John Daleske

John Daleske developed Empire, the first networked multiplayer arena shooter-style game in 1973 while a student at Iowa State University, Ames, Iowa. He also designed Dungeon and consulted on the design of Panzer, an interactive tank simulation. From 1976 to 1980 John worked for Control Data on their PLATO system as a courseware reviewer, developer on the courseware management system, and system programmer. He began the effort to add advanced language analysis capabilities to the system. John managed the consulting team that developed the MicroTutor executor in C allowing it to be ported to many platforms.

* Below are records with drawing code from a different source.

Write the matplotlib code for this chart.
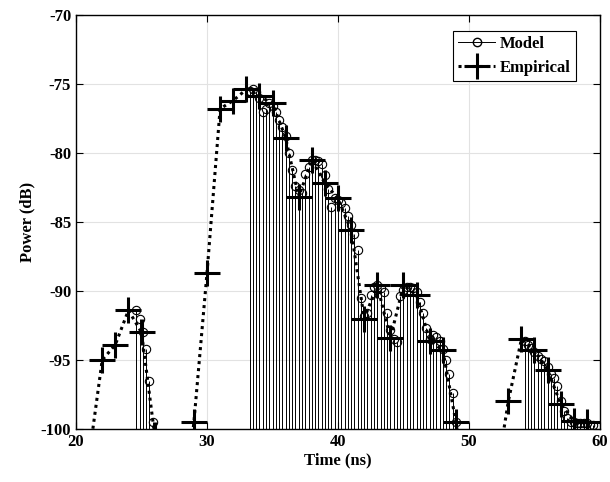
import numpy as np
import matplotlib.pyplot as plt
from matplotlib.lines import Line2D

plt.rcParams['font.family'] = ['Liberation Serif', 'DejaVu Serif']
plt.rcParams['font.weight'] = 'bold'
plt.rcParams['axes.unicode_minus'] = False

# empirical power delay profile, 1 ns bins
emp_t = [21, 22, 23, 24, 25, 26, 27, 28, 29, 30, 31, 32, 33, 34, 35, 36, 37, 38, 39, 40,
         41, 42, 43, 44, 45, 46, 47, 48, 49, 50, 51, 52, 53, 54, 55, 56, 57, 58, 59]
emp_p = [-102.0, -95.0, -93.9, -91.4, -93.0, -100.4, -108.0, -108.0, -99.5, -88.7,
         -76.8, -76.2, -75.4, -75.9, -76.4, -78.9, -83.2, -80.5, -82.2, -83.3,
         -85.6, -92.0, -89.6, -93.4, -89.6, -90.3, -93.6, -94.3, -99.5, -106.0,
         -110.0, -104.0, -98.0, -93.5, -94.3, -95.7, -98.2, -99.4, -99.5]

# model taps, 0.25 ns sampling, three clusters
dt = 0.25
c1_start = 24.6
c1_p = [-91.4, -92.0, -93.0, -94.2, -96.5, -99.5]
c2_start = 33.25
c2_p = [-75.5, -75.4, -75.6, -76.0, -77.0, -76.8, -76.4, -76.6, -77.0, -77.6,
        -78.1, -78.8, -80.0, -81.2, -82.4, -82.7, -82.9, -81.5, -81.0, -80.5,
        -80.5, -80.6, -80.8, -81.6, -82.6, -83.9, -83.3, -83.4, -83.6, -84.0,
        -84.6, -85.2, -85.9, -87.0, -90.5, -91.8, -91.6, -90.3, -89.7, -89.6,
        -89.8, -90.1, -91.6, -92.8, -93.5, -93.7, -90.4, -89.9, -89.7, -89.7,
        -89.8, -90.1, -90.8, -91.6, -92.7, -93.5, -93.2, -93.3, -93.6, -94.2,
        -95.0, -96.0, -97.4, -99.5]
c3_start = 54.25
c3_p = [-93.6, -93.9, -94.1, -94.4, -94.7, -94.9, -95.1, -95.5, -96.0, -96.3,
        -96.9, -98.0, -98.7, -99.2, -99.5, -99.5, -99.6, -99.6, -99.6, -99.6,
        -99.7, -99.7]

model_t = np.concatenate([c1_start + dt * np.arange(len(c1_p)),
                          c2_start + dt * np.arange(len(c2_p)),
                          c3_start + dt * np.arange(len(c3_p))])
model_p = np.array(c1_p + c2_p + c3_p)

fig = plt.figure(figsize=(6.1, 4.82), dpi=100)
ax = fig.add_axes([0.1246, 0.110, 0.859, 0.859])

ax.vlines(model_t, -100, model_p, colors='k', linewidth=0.7, zorder=2)
ax.plot(model_t, model_p, linestyle='none', marker='o', ms=6, mfc='none',
        mec='k', mew=0.8, zorder=3)
ax.plot(emp_t, emp_p, color='k', linestyle=(0, (1, 1.3)), linewidth=2.2,
        marker='+', ms=19, mew=2.2, zorder=4)

ax.set_xlim(20, 60)
ax.set_ylim(-100, -70)
ax.set_xticks([20, 30, 40, 50, 60])
ax.set_yticks([-100, -95, -90, -85, -80, -75, -70])
ax.grid(True, color='#e2e2e2', linewidth=0.8, zorder=0)
ax.set_axisbelow(True)
ax.tick_params(direction='in', top=True, right=True, labelsize=12, length=5)
for s in ax.spines.values():
    s.set_linewidth(1.0)
ax.set_xlabel('Time (ns)', fontsize=12, fontweight='bold', labelpad=2)
ax.set_ylabel('Power (dB)', fontsize=12, fontweight='bold', labelpad=4)

handles = [Line2D([], [], color='k', linewidth=0.7, marker='o', ms=6, mfc='none',
                  mec='k', markevery=[1]),
           Line2D([], [], color='k', linestyle=(0, (1, 1.3)), linewidth=2.2,
                  marker='+', ms=19, mew=2.2, markevery=[1])]
leg = ax.legend(handles, ['Model', 'Empirical'], loc='upper right', fontsize=12,
                bbox_to_anchor=(0.954, 0.962), borderaxespad=0,
                fancybox=False, edgecolor='k', framealpha=1, handlelength=2.2,
                handletextpad=0.3, borderpad=0.3, labelspacing=0.5)
leg.get_frame().set_linewidth(0.8)

fig.savefig('out.png', dpi=100)
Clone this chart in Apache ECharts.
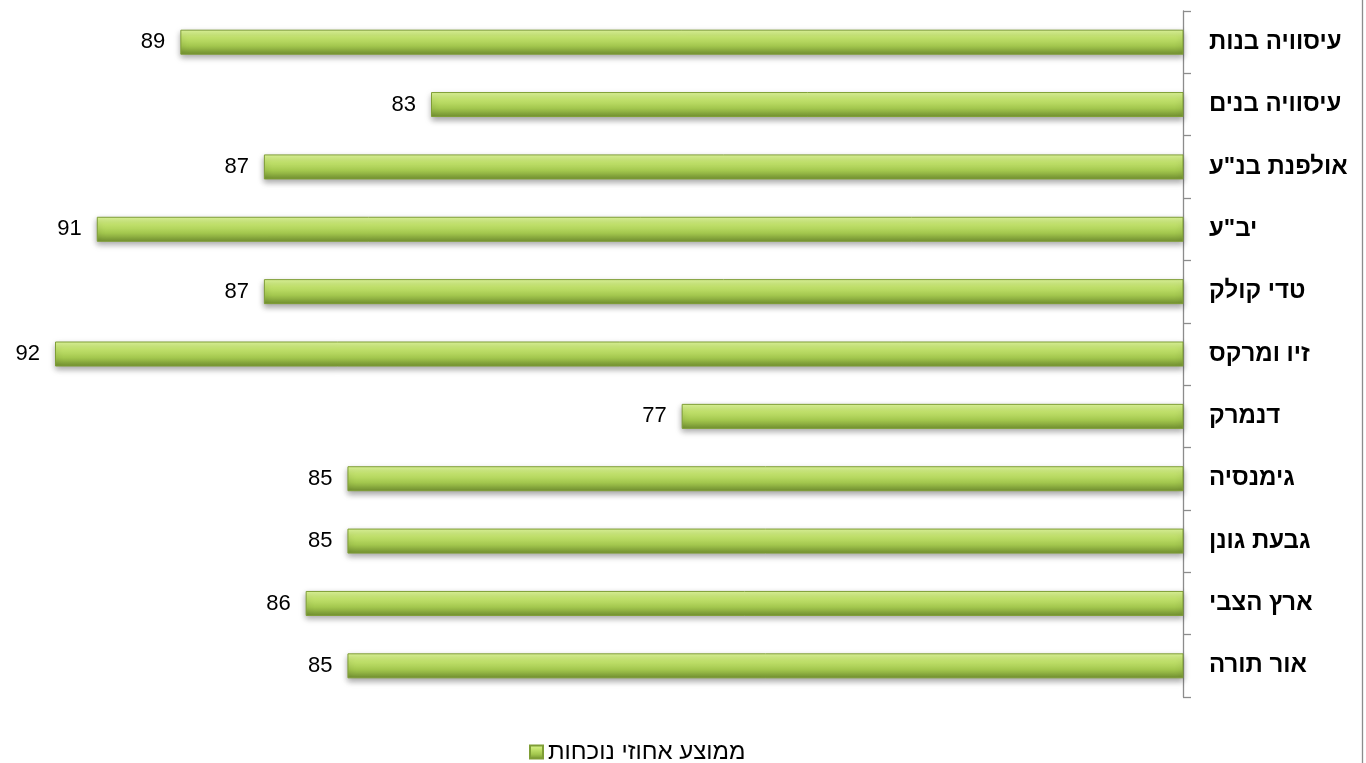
<!DOCTYPE html>
<html><head><meta charset="utf-8">
<script src="https://cdn.jsdelivr.net/npm/echarts@6/dist/echarts.min.js"></script>
<style>html,body{margin:0;padding:0;background:#fff}#c{width:1366px;height:763px}</style>
</head><body><div id="c"></div>
<script>
const categories = ['עיסוויה בנות','עיסוויה בנים','אולפנת בנ"ע','יב"ע','טדי קולק','זיו ומרקס','דנמרק','גימנסיה','גבעת גונן','ארץ הצבי','אור תורה'];
const values = [89, 83, 87, 91, 87, 92, 77, 85, 85, 86, 85];
const seriesName = 'ממוצע אחוזי נוכחות';

const chart = echarts.init(document.getElementById('c'));
const barGrad = new echarts.graphic.LinearGradient(0,0,0,1,[
  {offset:0,color:'#dff79c'},
  {offset:0.3,color:'#c4e46e'},
  {offset:0.65,color:'#a3c74e'},
  {offset:1,color:'#718f30'}
]);
chart.setOption({
  animation:false,
  grid:{left:55,right:183,top:11,bottom:66,containLabel:false},
  xAxis:{type:'value',inverse:true,min:65,max:92,show:false},
  yAxis:{type:'category',data:categories,inverse:true,position:'right',
    axisLine:{show:true,lineStyle:{color:'#8c8c8c',width:1.3}},
    axisTick:{show:true,length:8,inside:false,lineStyle:{color:'#8c8c8c',width:1.3}},
    axisLabel:{align:'left',margin:26,color:'#000',fontFamily:'Liberation Sans, Arial, sans-serif',fontWeight:'bold',fontSize:24}
  },
  legend:{show:true,top:735,left:524,align:'left',itemWidth:13,itemHeight:13,itemGap:4,
    textStyle:{fontFamily:'Liberation Sans, Arial, sans-serif',fontSize:24,color:'#000'},
    data:[{name:seriesName,icon:'rect'}]},
  series:[{type:'bar',name:seriesName,data:values,barWidth:25,
    itemStyle:{color:barGrad,borderColor:'#7f9e36',borderWidth:1,shadowColor:'rgba(0,0,0,0.35)',shadowBlur:6,shadowOffsetY:3},
    label:{show:true,position:'left',distance:15,color:'#000',fontFamily:'Liberation Sans, Arial, sans-serif',fontSize:22}
  }],
  graphic:[{type:'line',shape:{x1:1362.5,y1:0,x2:1362.5,y2:763},style:{stroke:'#8c8c8c',lineWidth:1.3}}]
});
</script></body></html>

John has a consultancy developing distributed Auto-ID and RFID applications on rugged mobile devices. Prior to that he worked on the strategic marketing team at Lucent Technologies, carrier marketing at Ascend Communications, and regional systems engineering manager in the carrier division for Stratus Computer; all these positions focused primarily in telecommunications. At Stratus, John led the design of a new highly fault-tolerant system for AT&T which was used as the platform for 800 number switching and local number portability. In the 1980s, John consulted at Bell Labs on the architecture team for the Network Management Operations System and as a system tester on the factory automation team. There, he designed the "Event Logger" with the design goal of being reusable, receiving the Laboratory 5947 1986 Software Reuse award. The Event Logger was integrated into the Tuxedo development environment.